Escobar and the Medellin cartel — particularly Carlos Lehder and George Jung, smugglers who met in a Connecticut prison cell — helped accelerate the flow of cocaine to the US, shunting it north by plane.
Prices in the US continued to decline in the late 2000s and early 2000s, likely the result of a confluence of factors.
“It looks more like a continuation of a downward trend that had been established much earlier. This downward trend was partly caused by an increased professionalisation of the cocaine business,” Wainwright said. "Manufacturers in South America improved the process they used to extract cocaine from coca leaves, allowing them to increase production without having to grow any more crops.“
Turmoil in the narco underworld may have also contributed to the decline in prices.
After Escobar’s high-profile killing in 1993 and the subsequent break up of the rival Cali cartel, control of the cocaine trade in Colombia fell to smaller organized-crime groups, paramilitary groups, and rebels like the FARC.

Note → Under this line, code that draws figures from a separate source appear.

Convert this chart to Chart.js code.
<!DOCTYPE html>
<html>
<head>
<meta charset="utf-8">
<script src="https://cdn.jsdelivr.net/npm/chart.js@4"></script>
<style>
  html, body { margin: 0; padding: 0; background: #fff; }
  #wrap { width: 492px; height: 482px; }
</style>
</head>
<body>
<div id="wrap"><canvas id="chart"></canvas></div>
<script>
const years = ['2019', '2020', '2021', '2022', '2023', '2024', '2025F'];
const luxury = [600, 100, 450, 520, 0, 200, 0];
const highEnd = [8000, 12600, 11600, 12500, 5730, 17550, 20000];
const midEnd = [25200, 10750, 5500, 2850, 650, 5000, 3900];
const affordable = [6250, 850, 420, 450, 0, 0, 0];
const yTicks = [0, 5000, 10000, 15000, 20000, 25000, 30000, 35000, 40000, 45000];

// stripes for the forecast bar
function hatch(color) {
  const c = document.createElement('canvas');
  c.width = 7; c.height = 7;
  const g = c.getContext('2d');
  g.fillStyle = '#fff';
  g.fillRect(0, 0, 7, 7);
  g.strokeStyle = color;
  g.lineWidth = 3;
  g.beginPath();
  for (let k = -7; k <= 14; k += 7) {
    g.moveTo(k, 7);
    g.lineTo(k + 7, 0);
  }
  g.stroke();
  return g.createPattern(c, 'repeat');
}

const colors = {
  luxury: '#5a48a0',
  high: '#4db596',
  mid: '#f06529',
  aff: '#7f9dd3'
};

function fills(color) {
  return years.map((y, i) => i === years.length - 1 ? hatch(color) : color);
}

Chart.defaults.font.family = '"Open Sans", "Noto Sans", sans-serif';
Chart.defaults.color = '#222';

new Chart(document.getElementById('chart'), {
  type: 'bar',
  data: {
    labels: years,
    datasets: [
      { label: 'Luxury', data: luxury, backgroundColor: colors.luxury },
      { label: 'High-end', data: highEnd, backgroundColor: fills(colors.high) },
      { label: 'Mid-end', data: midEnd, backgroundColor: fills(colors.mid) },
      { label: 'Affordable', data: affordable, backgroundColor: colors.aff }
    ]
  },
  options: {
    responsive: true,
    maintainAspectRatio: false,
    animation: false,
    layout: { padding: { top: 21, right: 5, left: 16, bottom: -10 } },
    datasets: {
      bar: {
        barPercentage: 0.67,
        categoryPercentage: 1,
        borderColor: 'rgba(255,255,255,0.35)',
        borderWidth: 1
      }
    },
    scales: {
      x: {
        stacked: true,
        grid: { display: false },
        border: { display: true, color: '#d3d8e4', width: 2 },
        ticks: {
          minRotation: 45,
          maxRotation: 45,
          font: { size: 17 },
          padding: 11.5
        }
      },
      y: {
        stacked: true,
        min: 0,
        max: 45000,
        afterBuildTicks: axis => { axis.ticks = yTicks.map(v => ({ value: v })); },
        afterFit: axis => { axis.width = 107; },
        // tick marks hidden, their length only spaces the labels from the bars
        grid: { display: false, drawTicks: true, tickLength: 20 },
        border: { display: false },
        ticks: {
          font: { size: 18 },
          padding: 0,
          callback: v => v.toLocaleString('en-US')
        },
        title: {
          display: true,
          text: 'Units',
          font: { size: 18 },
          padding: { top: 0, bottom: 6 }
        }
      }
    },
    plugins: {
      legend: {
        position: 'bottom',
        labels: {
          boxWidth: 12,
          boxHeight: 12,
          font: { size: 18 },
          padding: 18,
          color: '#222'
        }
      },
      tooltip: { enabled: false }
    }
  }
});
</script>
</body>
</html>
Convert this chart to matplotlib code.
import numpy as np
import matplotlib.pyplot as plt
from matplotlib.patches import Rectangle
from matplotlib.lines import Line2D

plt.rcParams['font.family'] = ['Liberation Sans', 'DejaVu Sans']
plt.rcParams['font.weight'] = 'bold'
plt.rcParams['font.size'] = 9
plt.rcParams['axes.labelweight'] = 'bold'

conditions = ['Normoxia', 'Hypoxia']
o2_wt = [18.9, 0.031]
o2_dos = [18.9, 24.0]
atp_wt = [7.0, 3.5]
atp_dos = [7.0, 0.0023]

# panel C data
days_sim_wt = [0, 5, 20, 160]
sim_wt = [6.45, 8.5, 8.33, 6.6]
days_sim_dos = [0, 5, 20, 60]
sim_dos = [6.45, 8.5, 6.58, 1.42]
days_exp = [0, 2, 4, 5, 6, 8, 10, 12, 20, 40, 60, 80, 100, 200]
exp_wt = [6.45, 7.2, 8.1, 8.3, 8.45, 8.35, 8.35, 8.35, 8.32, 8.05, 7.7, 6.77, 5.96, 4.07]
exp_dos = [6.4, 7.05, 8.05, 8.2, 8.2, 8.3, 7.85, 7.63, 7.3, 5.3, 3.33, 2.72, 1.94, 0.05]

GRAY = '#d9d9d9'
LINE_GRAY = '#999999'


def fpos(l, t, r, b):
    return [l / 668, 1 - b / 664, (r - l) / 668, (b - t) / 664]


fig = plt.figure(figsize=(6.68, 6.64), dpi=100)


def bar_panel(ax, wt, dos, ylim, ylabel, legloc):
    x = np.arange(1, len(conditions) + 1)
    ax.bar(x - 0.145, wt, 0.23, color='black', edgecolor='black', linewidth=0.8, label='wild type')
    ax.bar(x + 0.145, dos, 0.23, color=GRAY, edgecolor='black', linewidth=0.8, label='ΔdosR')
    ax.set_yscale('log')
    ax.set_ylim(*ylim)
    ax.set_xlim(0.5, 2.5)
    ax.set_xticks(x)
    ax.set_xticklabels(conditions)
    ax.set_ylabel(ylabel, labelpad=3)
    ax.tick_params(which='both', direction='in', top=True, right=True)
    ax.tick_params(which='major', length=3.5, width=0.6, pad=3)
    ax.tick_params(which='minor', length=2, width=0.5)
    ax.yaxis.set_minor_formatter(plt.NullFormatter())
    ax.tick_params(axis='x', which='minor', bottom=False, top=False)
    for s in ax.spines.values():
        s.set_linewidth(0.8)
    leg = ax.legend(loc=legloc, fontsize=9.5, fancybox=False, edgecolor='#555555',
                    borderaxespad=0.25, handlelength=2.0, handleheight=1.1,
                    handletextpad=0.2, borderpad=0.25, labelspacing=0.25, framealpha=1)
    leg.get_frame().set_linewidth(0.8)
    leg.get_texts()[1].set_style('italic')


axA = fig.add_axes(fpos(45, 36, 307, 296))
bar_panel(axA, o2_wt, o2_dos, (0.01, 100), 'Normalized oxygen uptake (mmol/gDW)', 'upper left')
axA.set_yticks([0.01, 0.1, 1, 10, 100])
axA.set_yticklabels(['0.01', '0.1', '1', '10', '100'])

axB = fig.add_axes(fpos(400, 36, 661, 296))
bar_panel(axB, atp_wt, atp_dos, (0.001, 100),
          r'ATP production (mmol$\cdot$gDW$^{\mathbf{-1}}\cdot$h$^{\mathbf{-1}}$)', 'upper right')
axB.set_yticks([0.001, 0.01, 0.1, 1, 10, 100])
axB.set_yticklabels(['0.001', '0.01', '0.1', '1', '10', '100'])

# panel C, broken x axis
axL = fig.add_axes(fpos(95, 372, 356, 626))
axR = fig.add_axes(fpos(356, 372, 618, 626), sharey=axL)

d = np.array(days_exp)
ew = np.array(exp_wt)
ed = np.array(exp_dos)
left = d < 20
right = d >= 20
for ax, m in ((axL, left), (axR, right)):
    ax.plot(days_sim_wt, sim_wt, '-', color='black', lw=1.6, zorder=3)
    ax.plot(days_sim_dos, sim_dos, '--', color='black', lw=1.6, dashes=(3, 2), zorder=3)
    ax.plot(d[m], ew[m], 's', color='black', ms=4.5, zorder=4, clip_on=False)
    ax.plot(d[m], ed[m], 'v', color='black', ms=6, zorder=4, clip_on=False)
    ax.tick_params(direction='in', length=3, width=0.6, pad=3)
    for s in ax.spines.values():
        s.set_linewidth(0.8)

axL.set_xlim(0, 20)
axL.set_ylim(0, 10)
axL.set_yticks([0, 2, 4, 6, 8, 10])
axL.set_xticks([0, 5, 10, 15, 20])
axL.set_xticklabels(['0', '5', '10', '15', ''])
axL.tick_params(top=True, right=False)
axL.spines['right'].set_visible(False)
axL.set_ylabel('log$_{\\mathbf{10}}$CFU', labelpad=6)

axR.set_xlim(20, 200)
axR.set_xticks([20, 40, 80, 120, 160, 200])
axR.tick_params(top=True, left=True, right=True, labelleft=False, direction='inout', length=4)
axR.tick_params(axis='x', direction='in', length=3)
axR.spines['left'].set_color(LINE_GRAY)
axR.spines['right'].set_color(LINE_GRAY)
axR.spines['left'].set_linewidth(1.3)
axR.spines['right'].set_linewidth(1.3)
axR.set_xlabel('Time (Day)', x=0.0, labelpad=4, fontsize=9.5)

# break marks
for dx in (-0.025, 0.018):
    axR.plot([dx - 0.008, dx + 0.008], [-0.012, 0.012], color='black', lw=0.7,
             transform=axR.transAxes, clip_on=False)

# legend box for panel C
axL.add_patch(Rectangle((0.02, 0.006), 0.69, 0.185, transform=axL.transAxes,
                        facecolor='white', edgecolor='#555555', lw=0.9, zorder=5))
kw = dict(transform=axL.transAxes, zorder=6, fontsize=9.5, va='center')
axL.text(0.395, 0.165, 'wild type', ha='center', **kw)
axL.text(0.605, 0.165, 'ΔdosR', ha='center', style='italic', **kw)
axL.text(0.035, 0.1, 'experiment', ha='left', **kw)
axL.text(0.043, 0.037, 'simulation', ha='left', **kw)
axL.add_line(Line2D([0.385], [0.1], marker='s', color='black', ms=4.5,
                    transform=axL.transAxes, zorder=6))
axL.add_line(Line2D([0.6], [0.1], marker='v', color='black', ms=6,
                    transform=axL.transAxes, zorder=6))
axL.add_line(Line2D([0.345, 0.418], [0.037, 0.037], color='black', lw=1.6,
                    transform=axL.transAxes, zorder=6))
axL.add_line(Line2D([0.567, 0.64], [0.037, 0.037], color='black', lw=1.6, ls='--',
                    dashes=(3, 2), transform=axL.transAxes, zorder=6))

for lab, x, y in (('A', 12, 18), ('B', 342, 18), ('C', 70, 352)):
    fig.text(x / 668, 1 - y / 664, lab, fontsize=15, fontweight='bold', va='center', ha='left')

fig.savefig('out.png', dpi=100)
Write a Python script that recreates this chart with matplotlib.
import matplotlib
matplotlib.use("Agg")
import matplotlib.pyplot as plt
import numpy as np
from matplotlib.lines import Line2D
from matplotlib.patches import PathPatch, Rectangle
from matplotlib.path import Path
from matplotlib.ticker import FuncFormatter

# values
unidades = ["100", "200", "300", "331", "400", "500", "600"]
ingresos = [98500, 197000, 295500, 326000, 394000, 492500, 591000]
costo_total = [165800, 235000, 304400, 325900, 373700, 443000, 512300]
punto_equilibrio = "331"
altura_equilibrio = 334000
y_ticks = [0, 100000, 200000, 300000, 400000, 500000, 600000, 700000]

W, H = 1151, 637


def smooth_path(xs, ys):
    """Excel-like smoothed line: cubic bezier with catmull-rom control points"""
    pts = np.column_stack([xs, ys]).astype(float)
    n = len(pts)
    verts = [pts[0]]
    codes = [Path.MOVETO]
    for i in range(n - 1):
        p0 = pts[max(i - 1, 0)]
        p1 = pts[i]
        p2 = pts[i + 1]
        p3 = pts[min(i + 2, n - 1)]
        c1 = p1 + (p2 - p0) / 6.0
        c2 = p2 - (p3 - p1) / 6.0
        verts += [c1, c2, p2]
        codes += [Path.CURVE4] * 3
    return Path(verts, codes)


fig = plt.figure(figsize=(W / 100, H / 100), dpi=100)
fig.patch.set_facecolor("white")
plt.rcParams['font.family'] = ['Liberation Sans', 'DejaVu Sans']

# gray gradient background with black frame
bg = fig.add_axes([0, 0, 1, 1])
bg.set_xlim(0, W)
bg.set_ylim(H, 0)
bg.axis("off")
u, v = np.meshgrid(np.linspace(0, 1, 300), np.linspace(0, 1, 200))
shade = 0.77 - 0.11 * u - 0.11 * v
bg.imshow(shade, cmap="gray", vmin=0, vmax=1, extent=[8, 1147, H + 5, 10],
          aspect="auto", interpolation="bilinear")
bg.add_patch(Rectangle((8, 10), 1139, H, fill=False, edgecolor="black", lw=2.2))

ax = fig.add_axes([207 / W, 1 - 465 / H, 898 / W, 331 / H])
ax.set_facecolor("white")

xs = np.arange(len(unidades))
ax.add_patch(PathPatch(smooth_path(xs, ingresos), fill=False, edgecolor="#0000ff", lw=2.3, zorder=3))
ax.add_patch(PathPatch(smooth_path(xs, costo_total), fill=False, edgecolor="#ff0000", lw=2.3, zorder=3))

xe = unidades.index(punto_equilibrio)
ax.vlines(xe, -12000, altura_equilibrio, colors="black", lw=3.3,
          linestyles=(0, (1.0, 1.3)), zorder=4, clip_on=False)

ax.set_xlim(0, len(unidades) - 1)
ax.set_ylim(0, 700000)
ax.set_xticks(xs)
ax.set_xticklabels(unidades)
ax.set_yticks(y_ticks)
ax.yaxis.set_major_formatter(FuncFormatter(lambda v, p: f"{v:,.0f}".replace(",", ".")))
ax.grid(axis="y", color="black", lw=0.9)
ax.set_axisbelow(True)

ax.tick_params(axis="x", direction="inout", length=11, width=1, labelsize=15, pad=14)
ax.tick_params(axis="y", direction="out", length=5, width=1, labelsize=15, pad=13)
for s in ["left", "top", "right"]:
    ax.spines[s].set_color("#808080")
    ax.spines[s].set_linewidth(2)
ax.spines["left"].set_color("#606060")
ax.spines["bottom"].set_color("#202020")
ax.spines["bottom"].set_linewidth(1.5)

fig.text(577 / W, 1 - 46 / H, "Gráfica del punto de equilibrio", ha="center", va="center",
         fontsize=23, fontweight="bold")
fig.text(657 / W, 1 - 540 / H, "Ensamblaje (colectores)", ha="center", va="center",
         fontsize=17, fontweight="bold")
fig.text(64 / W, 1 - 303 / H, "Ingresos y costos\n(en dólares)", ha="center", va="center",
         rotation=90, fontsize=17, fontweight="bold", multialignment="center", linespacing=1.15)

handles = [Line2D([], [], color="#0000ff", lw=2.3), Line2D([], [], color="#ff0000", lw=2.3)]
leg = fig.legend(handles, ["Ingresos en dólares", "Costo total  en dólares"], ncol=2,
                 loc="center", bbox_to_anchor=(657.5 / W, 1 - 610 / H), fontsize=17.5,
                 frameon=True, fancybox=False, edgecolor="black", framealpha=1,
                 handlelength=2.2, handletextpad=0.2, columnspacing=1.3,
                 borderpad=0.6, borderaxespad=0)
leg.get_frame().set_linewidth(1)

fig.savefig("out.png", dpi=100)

Many of those groups were connected to each other and to Colombian elites, but the expansion of actors involved in the cocaine trade could have put downward pressure on retail prices.
Uncertainty may have also been injected into the drug market by instability in Mexico, where some cartels, led by Joaquín "El Chapo” Guzmán’s Sinaloa cartel, fought for control of lucrative smuggling routes during the 1990s and 2000s.